Source code of charts
::::::

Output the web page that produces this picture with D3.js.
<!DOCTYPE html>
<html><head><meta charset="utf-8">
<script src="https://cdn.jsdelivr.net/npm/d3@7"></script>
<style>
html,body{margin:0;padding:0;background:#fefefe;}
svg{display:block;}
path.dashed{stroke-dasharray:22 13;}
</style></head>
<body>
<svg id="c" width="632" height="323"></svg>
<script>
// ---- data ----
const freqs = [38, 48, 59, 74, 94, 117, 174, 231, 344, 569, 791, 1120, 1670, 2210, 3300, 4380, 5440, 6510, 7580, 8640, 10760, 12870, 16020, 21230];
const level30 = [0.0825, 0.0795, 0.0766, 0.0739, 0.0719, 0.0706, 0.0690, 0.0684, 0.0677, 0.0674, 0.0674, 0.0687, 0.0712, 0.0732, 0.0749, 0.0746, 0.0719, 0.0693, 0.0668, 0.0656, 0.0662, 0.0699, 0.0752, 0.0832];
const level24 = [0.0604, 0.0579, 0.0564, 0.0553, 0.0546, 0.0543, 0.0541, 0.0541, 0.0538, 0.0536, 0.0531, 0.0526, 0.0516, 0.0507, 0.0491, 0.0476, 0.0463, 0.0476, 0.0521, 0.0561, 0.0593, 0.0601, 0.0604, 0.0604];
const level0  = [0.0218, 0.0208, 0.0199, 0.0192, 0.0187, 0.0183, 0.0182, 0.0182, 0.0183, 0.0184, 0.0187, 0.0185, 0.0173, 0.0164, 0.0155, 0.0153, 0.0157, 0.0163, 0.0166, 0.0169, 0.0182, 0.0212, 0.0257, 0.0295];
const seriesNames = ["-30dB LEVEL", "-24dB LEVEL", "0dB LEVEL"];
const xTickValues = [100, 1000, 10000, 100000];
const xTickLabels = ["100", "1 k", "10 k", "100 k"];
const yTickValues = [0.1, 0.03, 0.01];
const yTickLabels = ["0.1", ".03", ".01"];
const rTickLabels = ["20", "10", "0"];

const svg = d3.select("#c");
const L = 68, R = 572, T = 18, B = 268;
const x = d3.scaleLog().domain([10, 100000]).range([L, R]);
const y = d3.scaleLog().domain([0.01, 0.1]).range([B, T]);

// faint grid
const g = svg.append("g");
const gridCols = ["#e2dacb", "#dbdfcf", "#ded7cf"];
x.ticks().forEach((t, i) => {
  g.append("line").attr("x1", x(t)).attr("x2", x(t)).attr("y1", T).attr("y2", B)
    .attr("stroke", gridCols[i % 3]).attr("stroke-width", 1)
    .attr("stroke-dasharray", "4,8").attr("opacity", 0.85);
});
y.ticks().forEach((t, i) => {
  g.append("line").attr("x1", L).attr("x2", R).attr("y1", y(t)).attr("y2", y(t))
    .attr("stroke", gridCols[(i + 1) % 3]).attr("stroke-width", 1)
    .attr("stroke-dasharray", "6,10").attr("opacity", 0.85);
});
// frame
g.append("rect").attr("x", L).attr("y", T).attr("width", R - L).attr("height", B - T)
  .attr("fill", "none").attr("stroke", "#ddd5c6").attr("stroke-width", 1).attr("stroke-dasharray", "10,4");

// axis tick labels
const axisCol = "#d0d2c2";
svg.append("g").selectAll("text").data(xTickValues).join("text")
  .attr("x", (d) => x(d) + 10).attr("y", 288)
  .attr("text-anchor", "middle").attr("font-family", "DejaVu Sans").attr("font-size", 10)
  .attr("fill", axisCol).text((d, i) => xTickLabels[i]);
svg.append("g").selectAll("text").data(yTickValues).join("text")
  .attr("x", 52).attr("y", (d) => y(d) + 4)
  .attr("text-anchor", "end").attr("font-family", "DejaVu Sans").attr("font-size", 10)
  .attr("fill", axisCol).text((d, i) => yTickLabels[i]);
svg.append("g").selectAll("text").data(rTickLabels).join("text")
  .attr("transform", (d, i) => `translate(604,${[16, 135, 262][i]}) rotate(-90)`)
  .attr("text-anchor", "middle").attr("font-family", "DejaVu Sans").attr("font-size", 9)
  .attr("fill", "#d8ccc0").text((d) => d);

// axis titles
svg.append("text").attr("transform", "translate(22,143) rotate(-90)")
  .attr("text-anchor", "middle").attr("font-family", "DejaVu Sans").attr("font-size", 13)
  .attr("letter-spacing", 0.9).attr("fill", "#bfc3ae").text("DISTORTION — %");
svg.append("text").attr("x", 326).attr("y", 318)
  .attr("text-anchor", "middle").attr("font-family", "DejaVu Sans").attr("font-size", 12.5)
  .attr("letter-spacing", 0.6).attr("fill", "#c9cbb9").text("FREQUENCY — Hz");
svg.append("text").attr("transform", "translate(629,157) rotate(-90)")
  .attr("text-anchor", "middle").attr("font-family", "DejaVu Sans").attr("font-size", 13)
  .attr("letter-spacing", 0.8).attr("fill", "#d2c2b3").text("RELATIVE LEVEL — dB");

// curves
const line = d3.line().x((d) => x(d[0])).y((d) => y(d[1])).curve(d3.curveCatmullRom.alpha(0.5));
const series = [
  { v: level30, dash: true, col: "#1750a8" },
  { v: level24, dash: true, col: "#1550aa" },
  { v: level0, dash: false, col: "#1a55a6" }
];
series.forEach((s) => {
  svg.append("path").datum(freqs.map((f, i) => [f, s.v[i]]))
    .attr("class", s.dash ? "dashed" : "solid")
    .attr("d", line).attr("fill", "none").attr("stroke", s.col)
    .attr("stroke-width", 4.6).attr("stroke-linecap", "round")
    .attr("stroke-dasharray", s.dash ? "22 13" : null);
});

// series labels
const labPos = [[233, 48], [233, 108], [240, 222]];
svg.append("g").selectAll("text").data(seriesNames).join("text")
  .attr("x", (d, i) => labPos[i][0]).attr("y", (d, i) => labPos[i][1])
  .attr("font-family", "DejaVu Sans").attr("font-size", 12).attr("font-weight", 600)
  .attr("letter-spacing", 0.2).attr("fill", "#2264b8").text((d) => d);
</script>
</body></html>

::::::

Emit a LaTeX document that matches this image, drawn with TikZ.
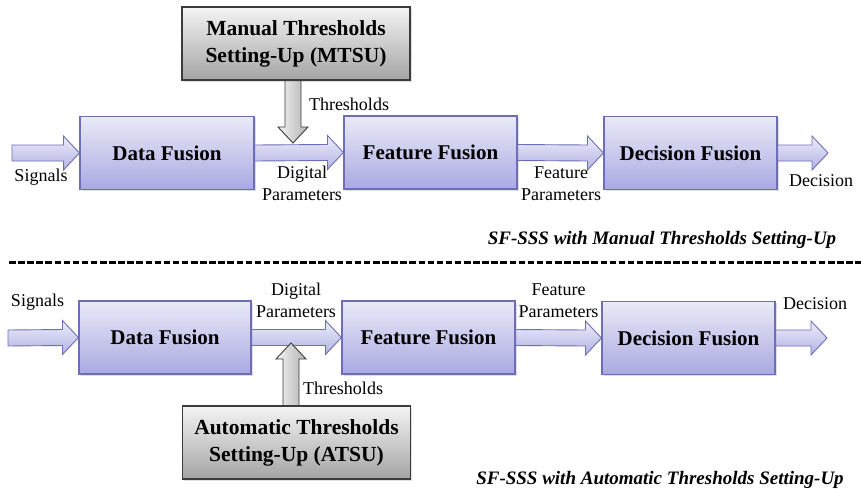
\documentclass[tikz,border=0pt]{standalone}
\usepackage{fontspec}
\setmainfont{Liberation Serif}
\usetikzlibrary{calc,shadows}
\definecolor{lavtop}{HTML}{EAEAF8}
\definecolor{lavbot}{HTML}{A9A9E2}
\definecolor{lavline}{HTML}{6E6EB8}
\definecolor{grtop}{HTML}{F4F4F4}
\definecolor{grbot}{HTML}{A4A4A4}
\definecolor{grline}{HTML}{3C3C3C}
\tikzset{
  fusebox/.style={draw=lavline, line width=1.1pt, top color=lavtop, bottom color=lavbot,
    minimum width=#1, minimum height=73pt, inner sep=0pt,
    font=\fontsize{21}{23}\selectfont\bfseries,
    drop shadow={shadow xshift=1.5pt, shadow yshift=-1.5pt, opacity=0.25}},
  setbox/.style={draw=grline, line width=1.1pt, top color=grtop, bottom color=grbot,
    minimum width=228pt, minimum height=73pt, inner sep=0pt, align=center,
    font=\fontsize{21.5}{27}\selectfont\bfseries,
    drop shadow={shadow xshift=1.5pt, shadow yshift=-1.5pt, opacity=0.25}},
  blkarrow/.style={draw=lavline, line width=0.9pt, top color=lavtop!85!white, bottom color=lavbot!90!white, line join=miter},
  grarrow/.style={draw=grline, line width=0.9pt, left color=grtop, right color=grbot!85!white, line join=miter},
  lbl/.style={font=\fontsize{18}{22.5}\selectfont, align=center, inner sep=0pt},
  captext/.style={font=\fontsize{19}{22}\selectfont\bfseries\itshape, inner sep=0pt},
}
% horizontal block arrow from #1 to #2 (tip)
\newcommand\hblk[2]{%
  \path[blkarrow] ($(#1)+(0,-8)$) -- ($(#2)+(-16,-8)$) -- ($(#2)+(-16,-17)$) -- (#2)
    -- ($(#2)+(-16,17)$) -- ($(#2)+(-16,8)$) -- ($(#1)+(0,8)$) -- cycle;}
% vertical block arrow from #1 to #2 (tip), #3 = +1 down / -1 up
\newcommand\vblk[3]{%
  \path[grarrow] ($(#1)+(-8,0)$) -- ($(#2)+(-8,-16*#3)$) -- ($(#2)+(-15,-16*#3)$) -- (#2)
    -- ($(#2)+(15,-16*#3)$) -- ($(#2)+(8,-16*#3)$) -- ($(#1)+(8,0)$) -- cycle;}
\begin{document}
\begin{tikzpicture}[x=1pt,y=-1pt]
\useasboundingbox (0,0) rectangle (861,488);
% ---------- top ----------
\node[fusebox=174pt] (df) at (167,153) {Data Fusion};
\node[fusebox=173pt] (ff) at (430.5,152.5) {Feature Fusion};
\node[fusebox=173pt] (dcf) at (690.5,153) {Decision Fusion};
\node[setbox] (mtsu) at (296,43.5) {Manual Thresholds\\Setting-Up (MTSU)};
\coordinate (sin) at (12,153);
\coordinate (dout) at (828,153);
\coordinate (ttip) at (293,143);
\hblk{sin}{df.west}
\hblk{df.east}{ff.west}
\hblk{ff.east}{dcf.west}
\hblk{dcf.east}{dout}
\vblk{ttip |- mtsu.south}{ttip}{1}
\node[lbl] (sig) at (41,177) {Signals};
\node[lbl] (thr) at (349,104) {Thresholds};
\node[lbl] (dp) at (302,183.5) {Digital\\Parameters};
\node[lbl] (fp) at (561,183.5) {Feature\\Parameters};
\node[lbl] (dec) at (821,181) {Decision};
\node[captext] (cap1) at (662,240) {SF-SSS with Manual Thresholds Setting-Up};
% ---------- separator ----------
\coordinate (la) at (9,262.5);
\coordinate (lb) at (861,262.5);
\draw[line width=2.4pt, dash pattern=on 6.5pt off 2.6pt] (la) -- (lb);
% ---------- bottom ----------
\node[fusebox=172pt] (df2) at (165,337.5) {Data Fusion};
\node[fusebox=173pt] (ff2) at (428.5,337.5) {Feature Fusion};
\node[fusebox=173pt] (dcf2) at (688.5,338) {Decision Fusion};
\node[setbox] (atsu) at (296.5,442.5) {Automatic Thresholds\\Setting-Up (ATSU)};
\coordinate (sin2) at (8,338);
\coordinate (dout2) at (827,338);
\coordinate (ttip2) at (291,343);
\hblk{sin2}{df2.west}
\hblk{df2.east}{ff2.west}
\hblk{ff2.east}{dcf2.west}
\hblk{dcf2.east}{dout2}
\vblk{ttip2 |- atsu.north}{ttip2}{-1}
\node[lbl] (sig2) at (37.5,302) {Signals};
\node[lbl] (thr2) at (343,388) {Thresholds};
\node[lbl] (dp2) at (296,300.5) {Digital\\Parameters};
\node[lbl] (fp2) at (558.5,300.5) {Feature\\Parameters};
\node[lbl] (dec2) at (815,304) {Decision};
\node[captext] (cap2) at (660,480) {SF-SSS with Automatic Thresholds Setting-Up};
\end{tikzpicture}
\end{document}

::::::

§ **TASK TO COMPLETE**
In the listing above, find the line with "Output the web" and the line with "const y = d3.scaleLog().domain([0.01, 0.1]).range([B, T]);", then print exactly those two lines and every line between them, and nothing more.

§ **EXPECTED OUTPUT**
Output the web page that produces this picture with D3.js.
<!DOCTYPE html>
<html><head><meta charset="utf-8">
<script src="https://cdn.jsdelivr.net/npm/d3@7"></script>
<style>
html,body{margin:0;padding:0;background:#fefefe;}
svg{display:block;}
path.dashed{stroke-dasharray:22 13;}
</style></head>
<body>
<svg id="c" width="632" height="323"></svg>
<script>
// ---- data ----
const freqs = [38, 48, 59, 74, 94, 117, 174, 231, 344, 569, 791, 1120, 1670, 2210, 3300, 4380, 5440, 6510, 7580, 8640, 10760, 12870, 16020, 21230];
const level30 = [0.0825, 0.0795, 0.0766, 0.0739, 0.0719, 0.0706, 0.0690, 0.0684, 0.0677, 0.0674, 0.0674, 0.0687, 0.0712, 0.0732, 0.0749, 0.0746, 0.0719, 0.0693, 0.0668, 0.0656, 0.0662, 0.0699, 0.0752, 0.0832];
const level24 = [0.0604, 0.0579, 0.0564, 0.0553, 0.0546, 0.0543, 0.0541, 0.0541, 0.0538, 0.0536, 0.0531, 0.0526, 0.0516, 0.0507, 0.0491, 0.0476, 0.0463, 0.0476, 0.0521, 0.0561, 0.0593, 0.0601, 0.0604, 0.0604];
const level0  = [0.0218, 0.0208, 0.0199, 0.0192, 0.0187, 0.0183, 0.0182, 0.0182, 0.0183, 0.0184, 0.0187, 0.0185, 0.0173, 0.0164, 0.0155, 0.0153, 0.0157, 0.0163, 0.0166, 0.0169, 0.0182, 0.0212, 0.0257, 0.0295];
const seriesNames = ["-30dB LEVEL", "-24dB LEVEL", "0dB LEVEL"];
const xTickValues = [100, 1000, 10000, 100000];
const xTickLabels = ["100", "1 k", "10 k", "100 k"];
const yTickValues = [0.1, 0.03, 0.01];
const yTickLabels = ["0.1", ".03", ".01"];
const rTickLabels = ["20", "10", "0"];

const svg = d3.select("#c");
const L = 68, R = 572, T = 18, B = 268;
const x = d3.scaleLog().domain([10, 100000]).range([L, R]);
const y = d3.scaleLog().domain([0.01, 0.1]).range([B, T]);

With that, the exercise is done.